A few years back I read If You Can Keep It by Eric Metaxas and he tells this story: In 1787 after the last Constitutional Convention met, Benjamin Franklin walked out of the meeting house and was approached by a woman who said “Well Doctor, what have we got? A republic or a monarchy?” And Franklin responded “A republic ma’am… If you can keep it.”
Benjamin Franklin was obviously talking about maintaining our freedom. In other words, freedom doesn’t just happen and it isn’t some magical thing that occurs on its own. Our founding fathers knew that freedom required responsibility to maintain.
And taking responsibility to maintain a goal or a desired way of life is prevalent throughout daily life. For example, if you want to be fit and stay fit, you have to take the responsibility to eat healthy and exercise. To capitalize on and maintain a goal, we have to take responsibility.
And when COVID-19 stepped onto the scene, the church was given a great opportunity that must be maintained.
In a matter of days, church as we knew it was turned upside down. We went from drinking our coffee, eating our donuts, and gathering in our buildings to drinking our coffee (notice coffee is always present!), wearing our PJs, and watching a live stream. And over the last several weeks the Good News of Jesus’ love displayed on the cross has been streamed and sent out all over the world. On Sunday mornings Facebook and Youtube is flooded with the Gospel! Churches are now doing daily bible studies and live prayer times. And people are loving their neighbors by delivering groceries and checking in on each other. While it may not feel like it, the Church has grown up at an exponential rate.
But that’s not the only digital message that grew. As more and more information about COVID-19 continues to come out, I see more and more experts on my Facebook and Twitter feeds (SEE CERTAIN TIMES VIDEO). According to many of my friends, Bill Gates and 5G networks are responsible. To others, the republicans and the democrats are in bed together to screw us all over.
Not only that, but many have become scientific experts on viral diseases and seem to know exactly what to do to make sure we beat this pandemic. Wear a mask. Don’t wear a mask. Social distance. Who cares? Quarantine the oldies. Build your immune system. Sanitize your groceries.… And the list goes on. And as we have continued to live through this pandemic, it seems that our hate, shaming, and judgment of others has also grown at an exponential rate.
So, what do we have here? Well, we have an opportunity, if we can keep it.
The irony is incredible to me. The Gospel has gone out over the interwebs at increasing speeds… Yet, the same people sharing those links to the livestream are often the same people spewing hatred and more through their keyboard. We have somehow gotten to the point where we think we are so special that everyone wants to hear our opinion.
And it needs to stop. As horrible as this pandemic is, God has given us, the Church, an opportunity… If we can keep it. And here’s how I’d suggest we keep it.

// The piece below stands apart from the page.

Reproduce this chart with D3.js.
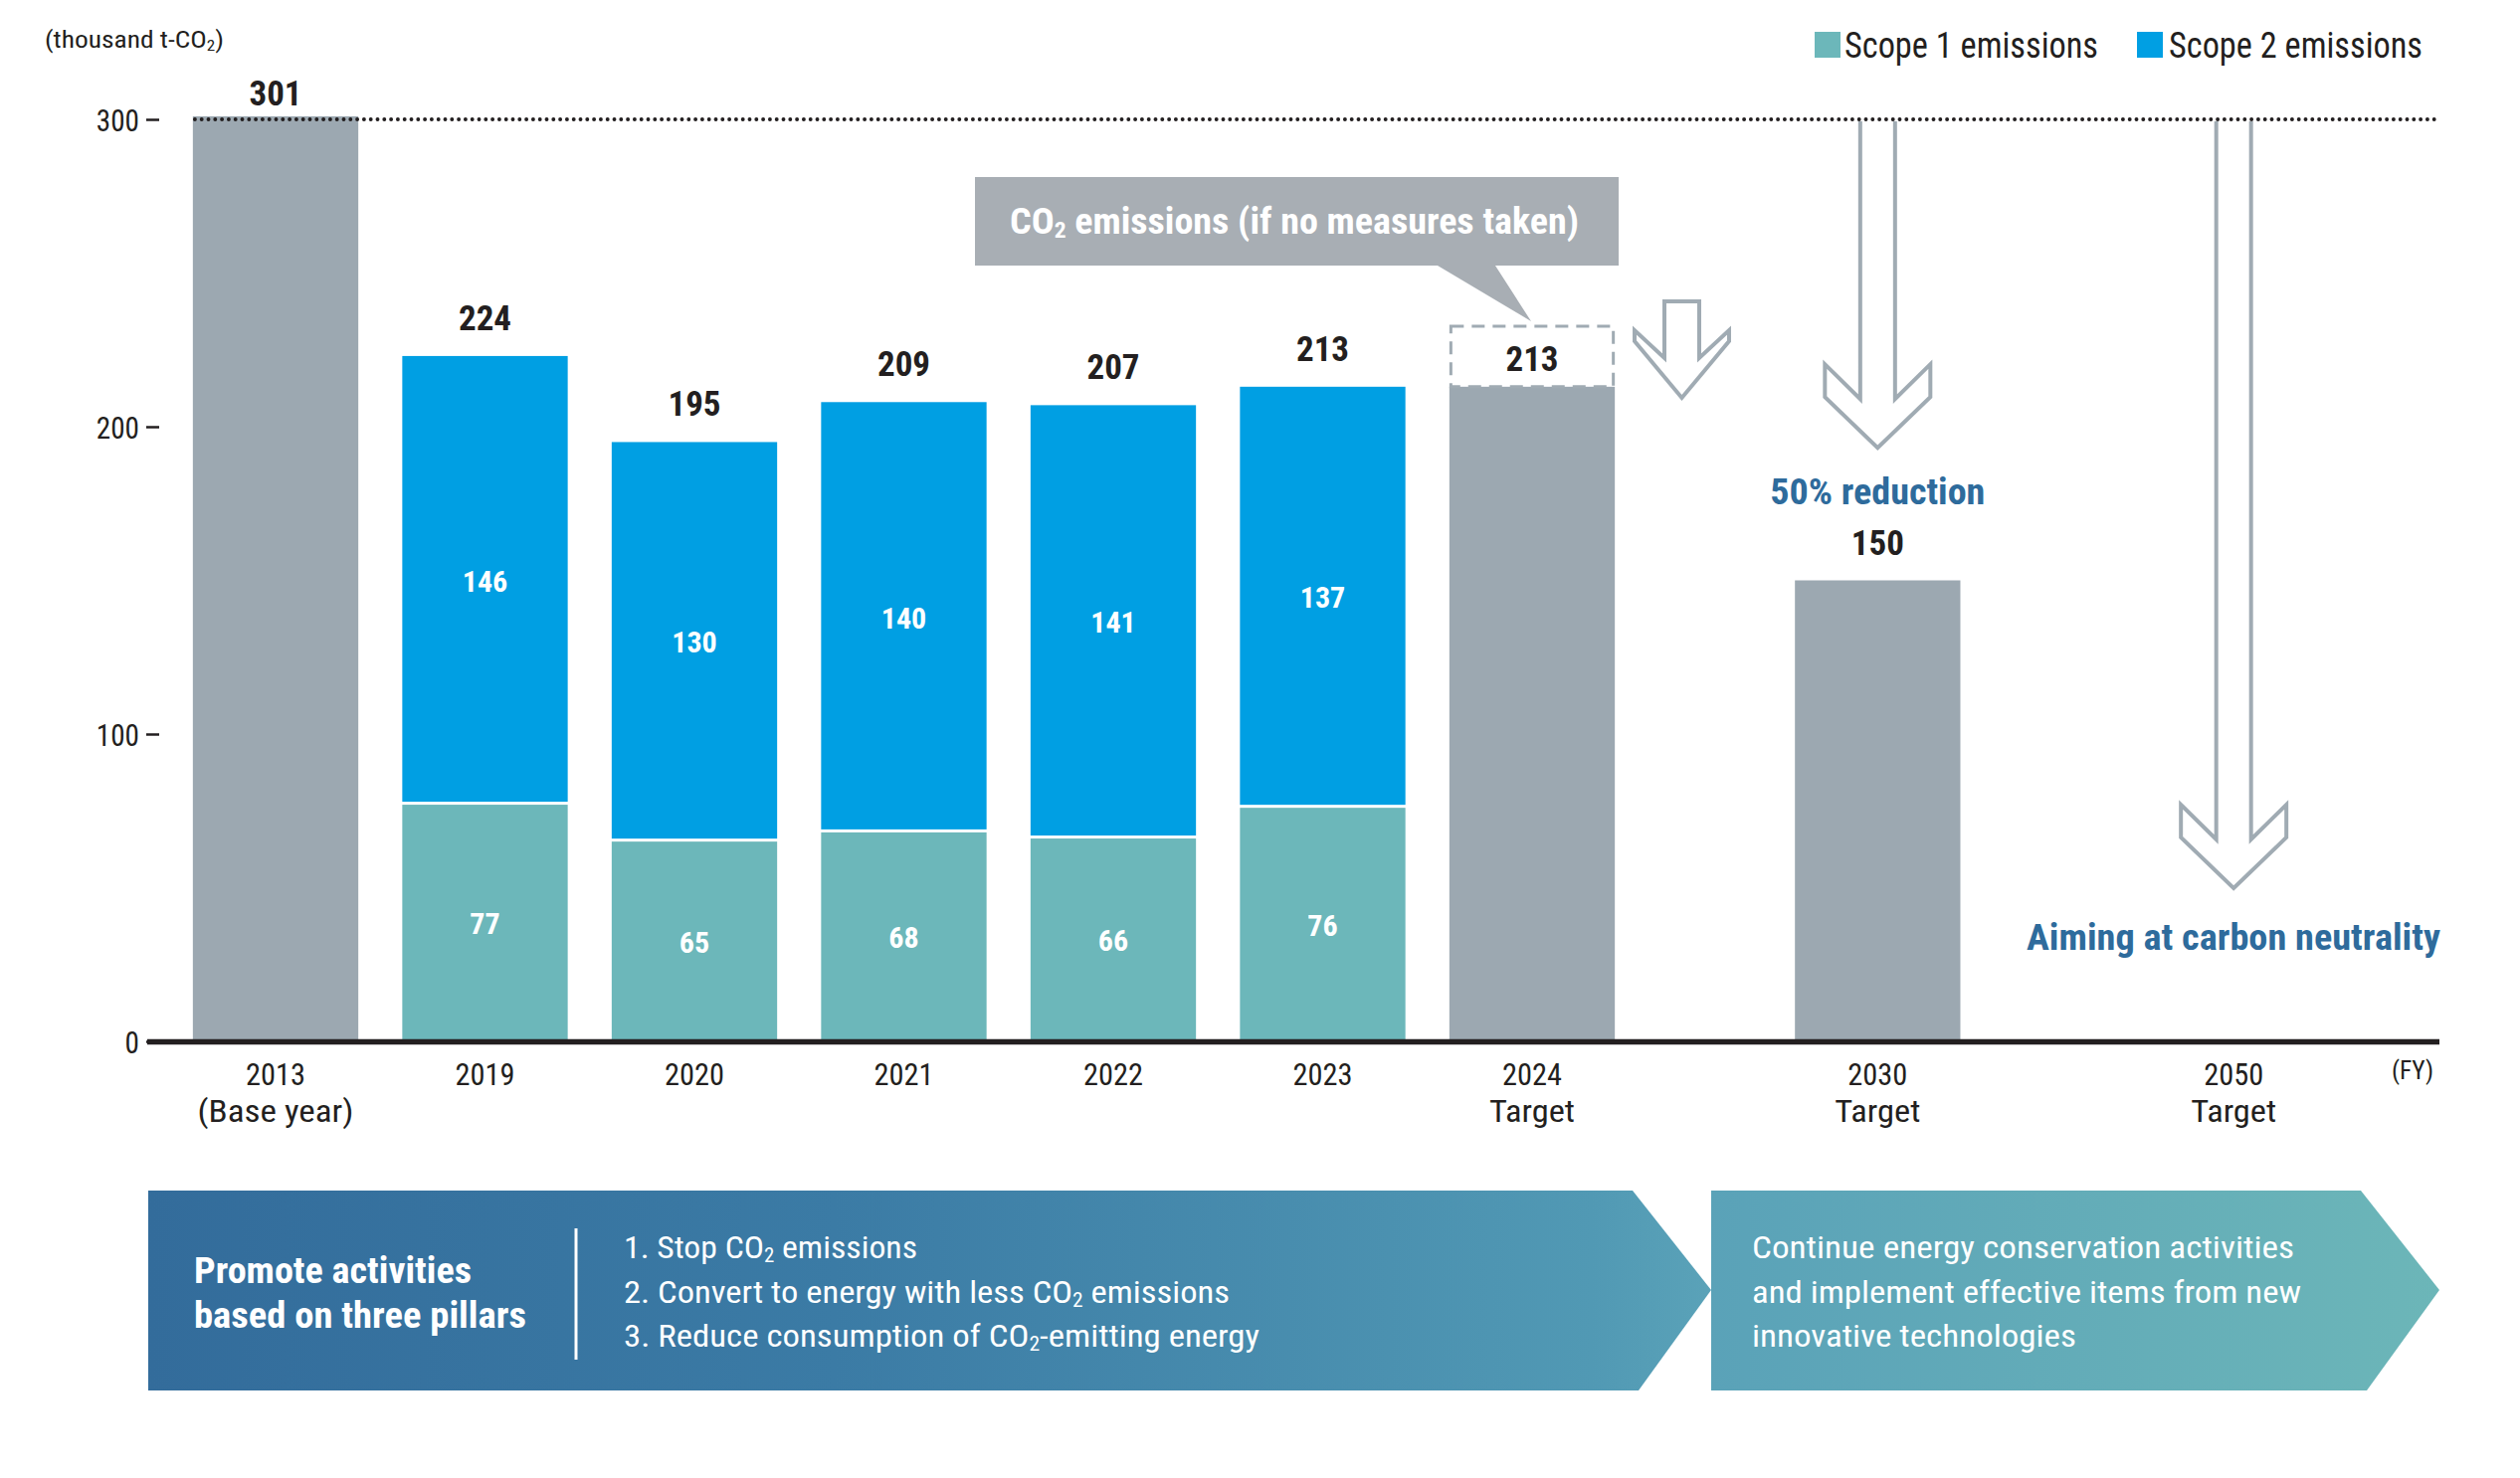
<!DOCTYPE html>
<html>
<head>
<meta charset="utf-8">
<script src="https://cdn.jsdelivr.net/npm/d3@7"></script>
<style>
  html, body { margin: 0; padding: 0; background: #ffffff; }
  svg { display: block; }
</style>
</head>
<body>
<svg id="chart" width="2533" height="1486"></svg>
<script>
// ---------------- DATA ----------------
const categories = ["2013", "2019", "2020", "2021", "2022", "2023", "2024", "2030", "2050"];
const subLabels  = ["(Base year)", "", "", "", "", "", "Target", "Target", "Target"];
const scope1     = [null, 77, 65, 68, 66, 76, null, null, null];
const scope2     = [null, 146, 130, 140, 141, 137, null, null, null];
const grayTotals = [301, null, null, null, null, null, 213, 150, null];
const totalLabels = [301, 224, 195, 209, 207, 213, 213, 150, null];
const yTicks     = [0, 100, 200, 300];
const legendItems = ["Scope 1 emissions", "Scope 2 emissions"];
const pillarsTitle = ["Promote activities", "based on three pillars"];
const pillarsItems = [["1. Stop CO", "2", " emissions"], ["2. Convert to energy with less CO", "2", " emissions"], ["3. Reduce consumption of CO", "2", "-emitting energy"]];
const futureText = ["Continue energy conservation activities", "and implement effective items from new", "innovative technologies"];

// ---------------- STYLE ----------------
const C = {
  text: "#231f20", gray: "#9ca8b1", s1: "#6cb7ba", s2: "#009fe3",
  arrow: "#a0abb3", callout: "#a8aeb4", blue: "#2e6b9c"
};

function pickFont() {
  const c = document.createElement("canvas").getContext("2d");
  const s = "abcdefghijklmnopqrstuvwxyzABCDEFGHIJ0123456789";
  c.font = '72px "Liberation Sans"'; const base = c.measureText(s).width;
  for (const f of ["Liberation Sans Narrow", "Roboto Condensed", "DejaVu Sans Condensed"]) {
    c.font = `72px "${f}", "Liberation Sans"`;
    const w = c.measureText(s).width;
    if (w < base * 0.88) return { f, ratio: w / base };
  }
  return null;
}
const nf = pickFont();
const FONT = nf ? `"${nf.f}", "Liberation Sans", sans-serif` : `"Liberation Sans", Arial, sans-serif`;
const SX = nf ? 1 : 0.84;

const svg = d3.select("#chart");

// o.w = width of the text as measured on the reference (fits glyphs to it)
function txt(parent, x, y, str, o = {}) {
  const size = o.size || 30;
  const t = parent.append("text")
    .attr("transform", o.w ? `translate(${x},${y})` : `translate(${x},${y}) scale(${SX},1)`)
    .attr("font-family", FONT)
    .attr("font-size", size)
    .attr("font-weight", o.weight || "normal")
    .attr("text-anchor", o.anchor || "start")
    .attr("fill", o.fill || C.text);
  if (o.w) t.attr("textLength", o.w).attr("lengthAdjust", "spacingAndGlyphs");
  if (Array.isArray(str)) {
    t.append("tspan").text(str[0]);
    t.append("tspan").attr("font-size", size * 0.62).attr("dy", size * 0.12).text(str[1]);
    t.append("tspan").attr("dy", -size * 0.12).text(str[2]);
  } else if (str) t.text(str);
  return t;
}

// ---------------- SCALES ----------------
const y = d3.scaleLinear().domain([0, 300]).range([1047, 120]);
const x = d3.scaleLinear().domain([0, 6]).range([277, 1540]);
const slots = [0, 1, 2, 3, 4, 5, 6, 7.65, 9.35];
const step = x(1) - x(0);
const bw = step * 0.79;
const rows = categories.map((c, i) => ({ c, i, slot: slots[i], s1: scope1[i], s2: scope2[i], g: grayTotals[i], lab: totalLabels[i], sub: subLabels[i] }));

// ---------------- BANNER ----------------
const defs = svg.append("defs");
const grad = defs.append("linearGradient").attr("id", "bannerGrad")
  .attr("gradientUnits", "userSpaceOnUse").attr("x1", 149).attr("x2", 2452).attr("y1", 0).attr("y2", 0);
[[0, "#336c9b"], [0.3, "#3b7ba5"], [0.63, "#5199b4"], [0.68, "#5aa2b8"], [1, "#6cb6b8"]]
  .forEach(([o, c]) => grad.append("stop").attr("offset", o).attr("stop-color", c));

const bTop = 1197, bBot = 1398, bMid = 1297;
svg.append("path").attr("fill", "url(#bannerGrad)")
  .attr("d", `M149,${bTop} L1641,${bTop} L1720,${bMid} L1647,${bBot} L149,${bBot} Z`);
svg.append("path").attr("fill", "url(#bannerGrad)")
  .attr("d", `M1720,${bTop} L2373,${bTop} L2452,${bMid} L2379,${bBot} L1720,${bBot} Z`);
const titleW = [279, 334];
pillarsTitle.forEach((t, i) => txt(svg, 195, [1290, 1335][i], t, { size: 37, weight: "bold", fill: "#fff", w: titleW[i] }));
svg.append("line").attr("x1", 579).attr("x2", 579).attr("y1", 1235).attr("y2", 1367)
  .attr("stroke", "#fff").attr("stroke-width", 3);
const lineYs = [1265, 1310, 1354];
const itemW = [295, 609, 639];
pillarsItems.forEach((it, i) => txt(svg, 627, lineYs[i], it, { size: 32, fill: "#fff", w: itemW[i] }));
const futW = [545, 552, 326];
futureText.forEach((t, i) => txt(svg, 1761, lineYs[i], t, { size: 32, fill: "#fff", w: futW[i] }));

// ---------------- BARS ----------------
const gBars = svg.append("g");
gBars.selectAll("rect.gray").data(rows.filter(d => d.g != null)).join("rect")
  .attr("class", "gray")
  .attr("x", d => x(d.slot) - bw / 2).attr("width", bw)
  .attr("y", d => y(d.g)).attr("height", d => y(0) - y(d.g))
  .attr("fill", C.gray);
const stacked = rows.filter(d => d.s1 != null);
gBars.selectAll("rect.s1").data(stacked).join("rect")
  .attr("class", "s1")
  .attr("x", d => x(d.slot) - bw / 2).attr("width", bw)
  .attr("y", d => y(d.s1)).attr("height", d => y(0) - y(d.s1))
  .attr("fill", C.s1);
gBars.selectAll("rect.s2").data(stacked).join("rect")
  .attr("class", "s2")
  .attr("x", d => x(d.slot) - bw / 2).attr("width", bw)
  .attr("y", d => y(d.s1 + d.s2)).attr("height", d => y(d.s1) - y(d.s1 + d.s2) - 3)
  .attr("fill", C.s2);
stacked.forEach(d => {
  txt(svg, x(d.slot), (y(0) + y(d.s1)) / 2 + 11, String(d.s1), { size: 30, weight: "bold", fill: "#fff", anchor: "middle" });
  txt(svg, x(d.slot), (y(d.s1) + y(d.s1 + d.s2)) / 2 + 11, String(d.s2), { size: 30, weight: "bold", fill: "#fff", anchor: "middle" });
});

// ---------------- AXES ----------------
const yAxis = svg.append("g").attr("transform", "translate(160,0)")
  .call(d3.axisLeft(y).tickValues(yTicks).tickSize(13).tickPadding(7));
yAxis.select(".domain").remove();
yAxis.selectAll(".tick line").attr("stroke", C.text).attr("stroke-width", 2.5);
yAxis.selectAll(".tick text")
  .attr("font-family", FONT).attr("font-size", 31).attr("fill", C.text)
  .attr("x", null).attr("dy", "0.36em")
  .attr("transform", `translate(-20,0) scale(${SX * 0.94},1)`);

svg.append("line").attr("x1", 148).attr("x2", 2452).attr("y1", y(0) + 0.5).attr("y2", y(0) + 0.5)
  .attr("stroke", C.text).attr("stroke-width", 5.5);

svg.append("line").attr("x1", x(0) - bw / 2 + 2).attr("x2", 2452).attr("y1", y(300)).attr("y2", y(300))
  .attr("stroke", C.text).attr("stroke-width", 3.8).attr("stroke-linecap", "round")
  .attr("stroke-dasharray", "0.1,6.7");

const xAxis = svg.append("g").attr("transform", `translate(0,${y(0)})`)
  .call(d3.axisBottom(x).tickValues(slots).tickSize(0).tickFormat(() => ""));
xAxis.select(".domain").remove();
rows.forEach(d => {
  txt(svg, x(d.slot), 1091, d.c, { size: 32, anchor: "middle", w: 60 });
  if (d.sub) txt(svg, x(d.slot), 1128, d.sub, { size: 32, anchor: "middle", w: d.sub === "Target" ? 86 : 157 });
});
txt(svg, 2446, 1085, "(FY)", { size: 26, anchor: "end", w: 42 });

rows.filter(d => d.lab != null).forEach(d => {
  const top = d.s1 != null ? d.s1 + d.s2 : d.g;
  let yy = y(top) - 26;
  if (d.i === 0) yy = y(top) - 11;
  if (d.c === "2024") yy = 373;
  txt(svg, x(d.slot), yy, String(d.lab), { size: 35, weight: "bold", anchor: "middle" });
});

// ---------------- ANNOTATIONS ----------------
const x24 = x(6);
svg.append("rect").attr("x", x24 - bw / 2 + 1.5).attr("y", 328).attr("width", bw - 3).attr("height", y(213) - 328)
  .attr("fill", "none").attr("stroke", C.arrow).attr("stroke-width", 3).attr("stroke-dasharray", "13,8");

svg.append("path").attr("fill", C.callout)
  .attr("d", "M980,178 L1627,178 L1627,267 L1503,267 L1539,323 L1445,267 L980,267 Z");
txt(svg, 1301, 235, ["CO", "2", " emissions (if no measures taken)"], { size: 36, weight: "bold", fill: "#fff", anchor: "middle", w: 572 });

function arrowPath(cx, top, stemBot, wingTop, wingBot, tip, s, w, closed) {
  const p = [
    [cx - s, top], [cx - s, stemBot], [cx - w, wingTop], [cx - w, wingBot], [cx, tip],
    [cx + w, wingBot], [cx + w, wingTop], [cx + s, stemBot], [cx + s, top]
  ];
  return "M" + p.map(q => q.join(",")).join("L") + (closed ? "Z" : "");
}
const ag = svg.append("g").attr("fill", "#fff").attr("stroke", C.arrow).attr("stroke-width", 4)
  .attr("stroke-linejoin", "miter");
ag.append("path").attr("d", arrowPath(1690.5, 303, 360, 332, 343, 400, 17.5, 47.5, true));
const top300 = y(300) + 2;
ag.append("path").attr("d", arrowPath(x(7.65), top300, y(209), y(209) - 35, y(209) - 2, y(209) + 49, 17.5, 53, false));
ag.append("path").attr("d", arrowPath(x(9.35), top300, y(65.7), y(65.7) - 35, y(65.7) - 2, y(65.7) + 49, 17.5, 53, false));

txt(svg, x(7.65), 507, "50% reduction", { size: 36, weight: "bold", fill: C.blue, anchor: "middle", w: 216 });
txt(svg, 2453, 955, "Aiming at carbon neutrality", { size: 37, weight: "bold", fill: C.blue, anchor: "end", w: 416 });

// ---------------- LEGEND / UNIT ----------------
txt(svg, 45, 48, ["(thousand t-CO", "2", ")"], { size: 24, w: 180 });
const lg = [[1824, C.s1, 1854], [2148, C.s2, 2180]];
legendItems.forEach((l, i) => {
  svg.append("rect").attr("x", lg[i][0]).attr("y", 32).attr("width", 26).attr("height", 26).attr("fill", lg[i][1]);
  txt(svg, lg[i][2], 58, l, { size: 36, w: 255 });
});
</script>
</body>
</html>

First, decrease your time online. The more time we spend online, the more we get sucked into the vortex that is social media. Stop scrolling. Go outside. Open your Bible.
Second, filter what you do post. Before you post maybe ask some of these questions:
Is this a positive message?
Is this true?
How does this portray Christ living in me?
Is this kind?
What is it about this post that makes me so mad?
Have I considered what the other person might be going through?
Can I have this conversation via a more loving platform (phone call, video call, etc.)?
Even if I’m right, is it worth risking the relationship over?
In times of crisis the church has a great opportunity to step up and be the Church… But we can’t keep this opportunity if we’re praising on Sunday and shaming on Monday. We have an opportunity to share the Gospel in ways we never have… if we can keep it.